After getting into a vicious eye scratching and hair pulling cat fight with Sally Mimi ends up getting belted by Nick who then together with Sally take off in his car away from the perusing, and now on to Nick & Sally, police headed by Let. Hanahan. The movie ends with teenagers June Tompson and her boyfriend and soon to be husband Rocky Webster, June Carlson & Johnny Duncan, forcing Nick off the road. Nick and his new love Sally end up at the bottom of a cliff crushed and burned to a crisp.

Unlike Jerry and Sally June and Rocky didn't fall for Nick's boastful promises of making them rich and famous, or better yet infamous. The two youngsters not only stayed away from Nick's criminal activities but did what they could to both prevent and put an end to them.

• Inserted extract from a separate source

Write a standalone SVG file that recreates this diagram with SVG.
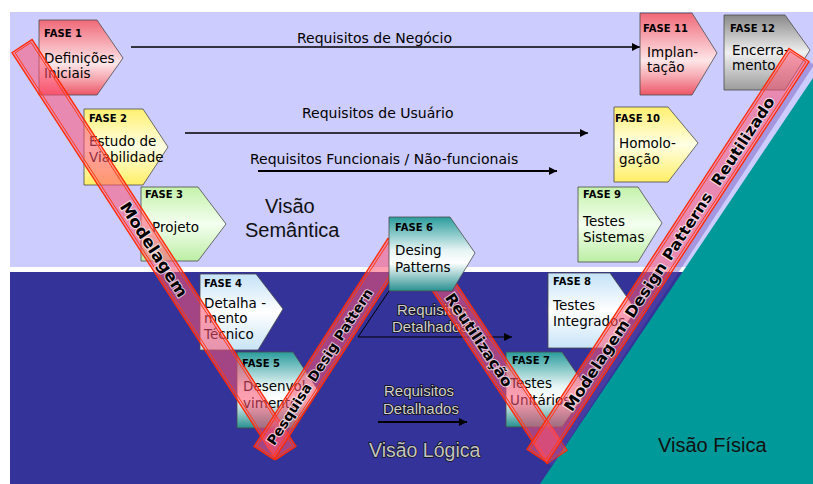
<svg xmlns="http://www.w3.org/2000/svg" width="813" height="484" viewBox="0 0 813 484">
<defs>
  <linearGradient id="gRed" x1="0" y1="0" x2="0" y2="1">
    <stop offset="0" stop-color="#f06878"/><stop offset="0.35" stop-color="#f8b4bc"/><stop offset="0.58" stop-color="#fde6e8"/><stop offset="0.78" stop-color="#f6a8b0"/><stop offset="1" stop-color="#ec5666"/>
  </linearGradient>
  <linearGradient id="gYel" x1="0" y1="0" x2="0" y2="1">
    <stop offset="0" stop-color="#fff070"/><stop offset="0.5" stop-color="#ffffe4"/><stop offset="1" stop-color="#ffee66"/>
  </linearGradient>
  <linearGradient id="gGrn" x1="0" y1="0" x2="0" y2="1">
    <stop offset="0" stop-color="#c4f2aa"/><stop offset="0.5" stop-color="#f4fff0"/><stop offset="1" stop-color="#bceea4"/>
  </linearGradient>
  <linearGradient id="gBlu" x1="0" y1="0" x2="0" y2="1">
    <stop offset="0" stop-color="#c4e2f8"/><stop offset="0.5" stop-color="#ffffff"/><stop offset="1" stop-color="#c8e4f8"/>
  </linearGradient>
  <linearGradient id="gTeal" x1="0" y1="0" x2="0" y2="1">
    <stop offset="0" stop-color="#2a9c9c"/><stop offset="0.45" stop-color="#e6f4f4"/><stop offset="0.62" stop-color="#ffffff"/><stop offset="1" stop-color="#289090"/>
  </linearGradient>
  <linearGradient id="gGray" x1="0" y1="0" x2="0" y2="1">
    <stop offset="0" stop-color="#888888"/><stop offset="0.5" stop-color="#f0f0f0"/><stop offset="1" stop-color="#9c9c9c"/>
  </linearGradient>
  <marker id="ah" viewBox="0 0 10 10" refX="10" refY="5" markerWidth="9" markerHeight="8" markerUnits="userSpaceOnUse" orient="auto">
    <path d="M0,0 L10,5 L0,10 z" fill="#000"/>
  </marker>
</defs>
<style>
  .node{stroke:#4a4a4a;stroke-width:0.8}
  .fase{font-family:"DejaVu Sans",sans-serif;font-weight:bold;font-size:10px;fill:#000}
  .nt{font-family:"DejaVu Sans",sans-serif;font-size:13.5px;fill:#000}
  .lbl{font-family:"DejaVu Sans",sans-serif;font-size:14px;fill:#000}
  .dlbl{font-family:"Liberation Sans",Arial,sans-serif;font-size:15px;fill:#d0d0d0;stroke:#111;stroke-width:1.6;paint-order:stroke}
  .band{fill:#ff5272;fill-opacity:0.55;stroke:#ff2a00;stroke-width:1.3}
  .bandin{fill:none;stroke:#ff3a10;stroke-width:0.9}
  .bt{font-family:"DejaVu Sans",sans-serif;font-weight:bold;fill:#000;stroke:#fff;stroke-width:2;stroke-opacity:0.7;paint-order:stroke;text-anchor:middle}
  .ln{stroke:#000;stroke-width:1.3;fill:none}
  .view{font-family:"Liberation Sans",Arial,sans-serif;font-size:20px}
</style>

<!-- background -->
<rect x="0" y="0" width="813" height="484" fill="#ffffff"/>
<rect x="10" y="12" width="803" height="255" fill="#ccccff"/>
<rect x="10" y="272" width="803" height="212" fill="#333399"/>
<polygon points="540,484 813,484 813,78" fill="#009999"/>

<!-- view labels -->
<g id="views">
  <text class="view" x="265" y="213" fill="#111">Visão</text>
  <text class="view" x="245" y="237" fill="#111">Semântica</text>
  <text class="view" x="369" y="457" style="font-size:19.5px" fill="#c4c4c4" stroke="#111" stroke-width="1.4" paint-order="stroke">Visão Lógica</text>
  <text class="view" x="658" y="452" fill="#111">Visão Física</text>
</g>

<!-- connectors -->
<g id="connectors">
  <line class="ln" x1="131" y1="47" x2="640" y2="47" marker-end="url(#ah)"/>
  <text class="lbl" x="297" y="43">Requisitos de Negócio</text>
  <line class="ln" x1="185" y1="133" x2="588" y2="133" marker-end="url(#ah)"/>
  <text class="lbl" x="302" y="118">Requisitos de Usuário</text>
  <line class="ln" style="stroke-width:2" x1="258" y1="171" x2="557" y2="171" marker-end="url(#ah)"/>
  <text class="lbl" x="250" y="164">Requisitos Funcionais / Não-funcionais</text>
  <polyline class="ln" style="stroke-width:1" points="389,291 358,337 512,337" marker-end="url(#ah)"/>
  <text class="dlbl" x="397" y="315">Requisitos</text>
  <text class="dlbl" x="392" y="332">Detalhados</text>
  <line class="ln" style="stroke-width:2" x1="378" y1="422" x2="467" y2="422" marker-end="url(#ah)"/>
  <text class="dlbl" x="384" y="396">Requisitos</text>
  <text class="dlbl" x="383" y="414">Detalhados</text>
</g>

<!-- nodes -->
<g id="fase1">
  <polygon class="node" points="39,20 97,20 123,58 97,95 39,95" fill="url(#gRed)"/>
  <text class="fase" x="44" y="37">FASE 1</text>
  <text class="nt" x="44" y="63">Definições</text>
  <text class="nt" x="44" y="78">Iniciais</text>
</g>
<g id="fase2">
  <polygon class="node" points="84,109 143,109 168,147 143,185 84,185" fill="url(#gYel)"/>
  <text class="fase" x="89" y="122">FASE 2</text>
  <text class="nt" x="89" y="146">Estudo de</text>
  <text class="nt" x="89" y="162">Viabilidade</text>
</g>
<g id="fase3">
  <polygon class="node" points="141,187 198,187 226,224 198,261 141,261" fill="url(#gGrn)"/>
  <text class="fase" x="145" y="198">FASE 3</text>
  <text class="nt" x="152" y="232">Projeto</text>
</g>
<g id="fase4">
  <polygon class="node" points="200,274 256,274 283,309 258,350 200,350" fill="url(#gBlu)"/>
  <text class="fase" x="204" y="287">FASE 4</text>
  <text class="nt" x="204" y="308">Detalha -</text>
  <text class="nt" x="204" y="323">mento</text>
  <text class="nt" x="204" y="339">Técnico</text>
</g>
<g id="fase5">
  <polygon class="node" points="237,352 293,352 318,390 293,428 237,428" fill="url(#gTeal)"/>
  <text class="fase" x="242" y="367">FASE 5</text>
  <text class="nt" x="243" y="391">Desenvol-</text>
  <text class="nt" x="243" y="408">vimento</text>
</g>
<g id="fase7">
  <polygon class="node" points="506,352 562,352 588,390 562,427 506,427" fill="url(#gTeal)"/>
  <text class="fase" x="512" y="364">FASE 7</text>
  <text class="nt" x="510" y="388">Testes</text>
  <text class="nt" x="510" y="405">Unitários</text>
</g>
<g id="fase8">
  <polygon class="node" points="548,273 610,273 636,310 610,348 548,348" fill="url(#gBlu)"/>
  <text class="fase" x="553" y="285">FASE 8</text>
  <text class="nt" x="553" y="310">Testes</text>
  <text class="nt" x="553" y="326">Integrados</text>
</g>
<g id="fase9">
  <polygon class="node" points="578,187 638,187 662,223 638,262 578,262" fill="url(#gGrn)"/>
  <text class="fase" x="583" y="198">FASE 9</text>
  <text class="nt" x="583" y="226">Testes</text>
  <text class="nt" x="583" y="242">Sistemas</text>
</g>
<g id="fase10">
  <polygon class="node" points="614,107 668,107 698,143 668,182 614,182" fill="url(#gYel)"/>
  <text class="fase" x="615" y="122">FASE 10</text>
  <text class="nt" x="619" y="148">Homolo-</text>
  <text class="nt" x="619" y="164">gação</text>
</g>
<g id="fase11">
  <polygon class="node" points="640,13 692,13 717,53 692,95 640,95" fill="url(#gRed)"/>
  <text class="fase" x="643" y="32">FASE 11</text>
  <text class="nt" x="647" y="57">Implan-</text>
  <text class="nt" x="647" y="72">tação</text>
</g>
<g id="fase12">
  <polygon class="node" points="724,15 785,15 810,50 785,90 724,90" fill="url(#gGray)"/>
  <text class="fase" x="730" y="32">FASE 12</text>
  <text class="nt" x="732" y="55">Encerra-</text>
  <text class="nt" x="732" y="70">mento</text>
</g>

<!-- bands -->
<g id="bands">
  <g transform="translate(154,249.5) rotate(57.03)">
    <rect class="band" x="-242.5" y="-12" width="485" height="24"/>
    <rect class="bandin" x="-240.5" y="-9.5" width="481" height="19"/>
    <text class="bt" x="0" y="5.8" style="font-size:16px" textLength="110" lengthAdjust="spacingAndGlyphs">Modelagem</text>
  </g>
  <g transform="translate(331,349) rotate(-57.2)">
    <rect class="band" x="-123.7" y="-12" width="247.4" height="24"/>
    <rect class="bandin" x="-121.7" y="-9.5" width="243.4" height="19"/>
    <text class="bt" x="-21" y="5" style="font-size:13.5px" textLength="183" lengthAdjust="spacingAndGlyphs">Pesquisa Desig Pattern</text>
  </g>
  <g transform="translate(497,366.5) rotate(56.45)">
    <rect class="band" x="-108.6" y="-12" width="217.2" height="24"/>
    <rect class="bandin" x="-106.6" y="-9.5" width="213.2" height="19"/>
    <text class="bt" x="-32" y="5.5" style="font-size:15px" textLength="109" lengthAdjust="spacingAndGlyphs">Reutilização</text>
  </g>
  <g transform="translate(668,255.5) rotate(-56.84)">
    <rect x="-239.5" y="12" width="479" height="6" fill="#6a48b0" fill-opacity="0.4"/>
    <rect class="band" x="-239.5" y="-12" width="479" height="24"/>
    <rect class="bandin" x="-237.5" y="-9.5" width="475" height="19"/>
    <text class="bt" x="2" y="5.5" style="font-size:15px;white-space:pre" textLength="372" lengthAdjust="spacingAndGlyphs">Modelagem Design Patterns  Reutilizado</text>
  </g>
</g>

<g id="fase6">
  <polygon class="node" points="389,217 450,217 475,253 452,291 389,291" fill="url(#gTeal)"/>
  <text class="fase" x="395" y="231">FASE 6</text>
  <text class="nt" x="395" y="255">Desing</text>
  <text class="nt" x="395" y="272">Patterns</text>
</g>
</svg>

Besides the hooky dialog and bad acting the movie had some of the worst lighting you'll ever see, or not see, in a motion picture! Even in an extremely low budgeted turkey like "Delinquent Daughters". There were a number of scenes in the movie that looked like they were filmed in the bottom of a two mile mine shaft with the miners helmet-lights batteries having gone dead!
Riavay

Riavay

Delinquent Daughters (1944)

** (out of 4)

PRC cheapie has a cafe owner turning a bunch of local kids into juvenile delinquents. Thankfully there's a caring judge and a loving cop to try and teach the kids to be good and drink soda instead of whiskey. Seeing that this quickie is from PRC should tell you not too take it too seriously. The film, like so many others of its day, is incredibly poorly made, features bad acting and an even worse script but all of this adds to its charm and if you enjoy movies that are so bad they're laughable then this is a film for me. There are countless stupid scenes with all the typical preaching moments where the judge pleads for peace while the teenagers talk about their bad home lives. The highlight of the film is when one of the cops takes two of the bad kids to see the judge in the middle of the morning and we get a ten minute scene with the judge preaching to everyone in the room. An even dumber scene is when one of the girls comes home late and her freak father slaps her and then tries to go after her with a cane. It's silly moments like this that keeps the film moving throughout its 71-minute running time. If you're looking for art then go watch a Bergman film but if you want silly trash then this film delivers.
Froststalker

Froststalker

The film is more than Delinquent Daughters, there are also Delinquent Sons. They could have called it Delinquent Youth/Teens. The one main delinquent daughter is Sally Higgins. Sally is the one that really loves the bad life (crime, stealing, guns, the mob). The other kids started going down the wrong path but they are fairly easy to correct... but Sally is still mad that her parents wouldn't let her see her boyfriend and the boyfriend ended up leaving town. Sally's father also hits her, leaving marks and constantly pushing Sally away from her family. - Sally is still sore about it all.

The suicide at the beginning of the film is what kicked off the police officer and reporter getting involved in the teens. The parents of the teens aren't good (example hitting the kids which pushes the kids away even more instead of drawing them in closer).

It's not a great film - but it's better than the rating suggests it is.